**Set exercise**:
In the listing that follows, retype every line from the first through the one containing "3.113, 3.124, 3.139];". Pictures are to be left out.

**Data segment**:
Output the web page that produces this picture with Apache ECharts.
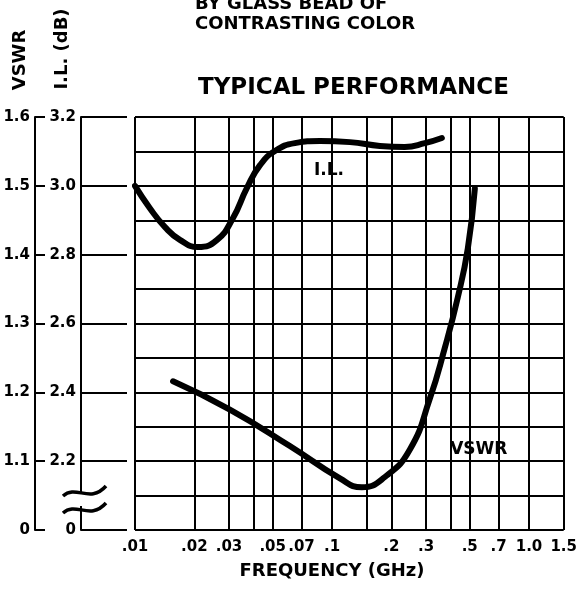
<!DOCTYPE html>
<html><head><meta charset="utf-8">
<script src="https://cdn.jsdelivr.net/npm/echarts@6/dist/echarts.min.js"></script>
<style>html,body{margin:0;padding:0;background:#fff}#c{width:580px;height:592px}</style>
</head><body><div id="c"></div>
<script>
// ---- data ----
const freqGrid = [0.01, 0.015, 0.02, 0.03, 0.04, 0.05, 0.07, 0.1, 0.15, 0.2, 0.3, 0.4, 0.5, 0.7, 1.0, 1.5];
const freqLabels = [0.01, 0.02, 0.03, 0.05, 0.07, 0.1, 0.2, 0.3, 0.5, 0.7, 1.0, 1.5];
const freqLabelText = ['.01', '.02', '.03', '.05', '.07', '.1', '.2', '.3', '.5', '.7', '1.0', '1.5'];

const ilFreq = [0.01, 0.0119, 0.0142, 0.0169, 0.0209, 0.0261, 0.0314, 0.037, 0.0431, 0.0513, 0.0648, 0.0868, 0.1233, 0.175, 0.234, 0.296, 0.361];
const ilDb   = [3.000, 2.935, 2.880, 2.843, 2.822, 2.843, 2.906, 2.994, 3.060, 3.101, 3.124, 3.130, 3.127, 3.116, 3.113, 3.124, 3.139];

const vswrFreq = [0.0156, 0.0303, 0.0611, 0.1097, 0.1418, 0.1855, 0.2485, 0.3138, 0.374, 0.435, 0.489, 0.531];
const vswrVal  = [1.216, 1.175, 1.122, 1.075, 1.062, 1.077, 1.117, 1.191, 1.265, 1.338, 1.409, 1.496];

const vswrMin = 1.0, vswrMax = 1.6, vswrStep = 0.1;
const ilMin = 2.0, ilMax = 3.2, ilStep = 0.2, ilGridStep = 0.1;
const brokenLabel = '0';

// ---- chart ----
const FONT = 'DejaVu Sans';
const chart = echarts.init(document.getElementById('c'), null, {renderer: 'canvas'});
const lblStyle = {color: '#000', fontFamily: FONT, fontWeight: 'bold', fontSize: 15};

function fmtY(min) {
  return function (v) { return Math.abs(v - min) < 1e-6 ? brokenLabel : v.toFixed(1); };
}
function fmtX(v) {
  for (let i = 0; i < freqLabels.length; i++) if (Math.abs(freqLabels[i] - v) / freqLabels[i] < 1e-6) return freqLabelText[i];
  return '';
}

const option = {
  backgroundColor: '#fff',
  animation: false,
  grid: {left: 135, right: 15, top: 117, bottom: 62, containLabel: false},
  xAxis: {
    type: 'log', logBase: 10, min: 0.01, max: 1.5,
    axisLine: {show: false},
    axisTick: {show: false},
    splitLine: {show: false},
    minorSplitLine: {show: false},
    axisLabel: Object.assign({customValues: freqLabels, formatter: fmtX, margin: 10, showMinLabel: true, showMaxLabel: true}, lblStyle)
  },
  yAxis: [
    { // VSWR
      type: 'value', min: vswrMin, max: vswrMax, interval: vswrStep, position: 'left', offset: 100,
      axisLine: {show: true, lineStyle: {color: '#000', width: 2}},
      axisTick: {show: true, inside: true, length: 10, lineStyle: {color: '#000', width: 2}},
      axisLabel: Object.assign({formatter: fmtY(vswrMin), margin: 5}, lblStyle),
      splitLine: {show: false}
    },
    { // I.L.
      type: 'value', min: ilMin, max: ilMax, interval: ilStep, position: 'left', offset: 54,
      axisLine: {show: true, lineStyle: {color: '#000', width: 2}},
      axisTick: {show: true, inside: true, length: 46, lineStyle: {color: '#000', width: 2}},
      axisLabel: Object.assign({formatter: fmtY(ilMin), margin: 5}, lblStyle),
      splitLine: {show: false}
    },
    { // grid lines
      type: 'value', min: ilMin, max: ilMax, interval: ilGridStep, position: 'right',
      axisLine: {show: false}, axisTick: {show: false}, axisLabel: {show: false},
      splitLine: {show: true, showMinLine: true, showMaxLine: true, lineStyle: {color: '#000', width: 2}}
    }
  ],
  series: [
    {
      name: 'grid', type: 'line', data: [], yAxisIndex: 2, silent: true,
      markLine: {
        silent: true, symbol: 'none', animation: false,
        label: {show: false},
        lineStyle: {color: '#000', width: 2, type: 'solid'},
        data: freqGrid.map(f => ({xAxis: f}))
      }
    },
    {
      name: 'I.L.', type: 'line', yAxisIndex: 1, smooth: 0.5, symbol: 'none',
      lineStyle: {color: '#000', width: 6, cap: 'round'},
      data: ilFreq.map((f, i) => [f, ilDb[i]]),
      markPoint: {
        symbol: 'circle', symbolSize: 0,
        label: {show: true, formatter: 'I.L.', color: '#000', fontFamily: FONT, fontWeight: 'bold', fontSize: 17, position: 'inside'},
        data: [{coord: [0.0965, 3.044]}]
      },
      z: 5
    },
    {
      name: 'VSWR', type: 'line', yAxisIndex: 0, smooth: 0.5, symbol: 'none',
      lineStyle: {color: '#000', width: 6, cap: 'round'},
      data: vswrFreq.map((f, i) => [f, vswrVal[i]]),
      markPoint: {
        symbol: 'circle', symbolSize: 0,
        label: {show: true, formatter: 'VSWR', color: '#000', fontFamily: FONT, fontWeight: 'bold', fontSize: 17, position: 'inside'},
        data: [{coord: [0.556, 1.117]}]
      },
      z: 5
    }
  ],
  graphic: [
    {type: 'text', left: 195, top: -5, style: {text: 'BY GLASS BEAD OF', fill: '#000', font: 'bold 18px "DejaVu Sans"'}},
    {type: 'text', left: 195, top: 15, style: {text: 'CONTRASTING COLOR', fill: '#000', font: 'bold 18px "DejaVu Sans"'}},
    {type: 'text', left: 198, top: 77, style: {text: 'TYPICAL PERFORMANCE', fill: '#000', font: 'bold 23px "DejaVu Sans"'}},
    {type: 'text', x: 20, y: 60, rotation: Math.PI / 2, style: {text: 'VSWR', fill: '#000', font: 'bold 18px "DejaVu Sans"', align: 'center', verticalAlign: 'middle'}},
    {type: 'text', x: 62, y: 49, rotation: Math.PI / 2, style: {text: 'I.L. (dB)', fill: '#000', font: 'bold 18px "DejaVu Sans"', align: 'center', verticalAlign: 'middle'}},
    {type: 'text', x: 332, y: 571, style: {text: 'FREQUENCY (GHz)', fill: '#000', font: 'bold 18px "DejaVu Sans"', align: 'center', verticalAlign: 'middle'}},
    {type: 'rect', shape: {x: 76, y: 492, width: 10, height: 14}, style: {fill: '#fff'}, z: 100},
    {type: 'bezierCurve', shape: {x1: 63, y1: 496, cpx1: 76, cpy1: 484, cpx2: 90, cpy2: 504, x2: 106, y2: 486}, style: {stroke: '#000', lineWidth: 3.5, fill: null}, z: 101},
    {type: 'bezierCurve', shape: {x1: 63, y1: 513, cpx1: 76, cpy1: 501, cpx2: 90, cpy2: 521, x2: 106, y2: 503}, style: {stroke: '#000', lineWidth: 3.5, fill: null}, z: 101}
  ]
};
chart.setOption(option);
</script>
</body></html>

**Worked solution**:
Output the web page that produces this picture with Apache ECharts.
<!DOCTYPE html>
<html><head><meta charset="utf-8">
<script src="https://cdn.jsdelivr.net/npm/echarts@6/dist/echarts.min.js"></script>
<style>html,body{margin:0;padding:0;background:#fff}#c{width:580px;height:592px}</style>
</head><body><div id="c"></div>
<script>
// ---- data ----
const freqGrid = [0.01, 0.015, 0.02, 0.03, 0.04, 0.05, 0.07, 0.1, 0.15, 0.2, 0.3, 0.4, 0.5, 0.7, 1.0, 1.5];
const freqLabels = [0.01, 0.02, 0.03, 0.05, 0.07, 0.1, 0.2, 0.3, 0.5, 0.7, 1.0, 1.5];
const freqLabelText = ['.01', '.02', '.03', '.05', '.07', '.1', '.2', '.3', '.5', '.7', '1.0', '1.5'];

const ilFreq = [0.01, 0.0119, 0.0142, 0.0169, 0.0209, 0.0261, 0.0314, 0.037, 0.0431, 0.0513, 0.0648, 0.0868, 0.1233, 0.175, 0.234, 0.296, 0.361];
const ilDb   = [3.000, 2.935, 2.880, 2.843, 2.822, 2.843, 2.906, 2.994, 3.060, 3.101, 3.124, 3.130, 3.127, 3.116, 3.113, 3.124, 3.139];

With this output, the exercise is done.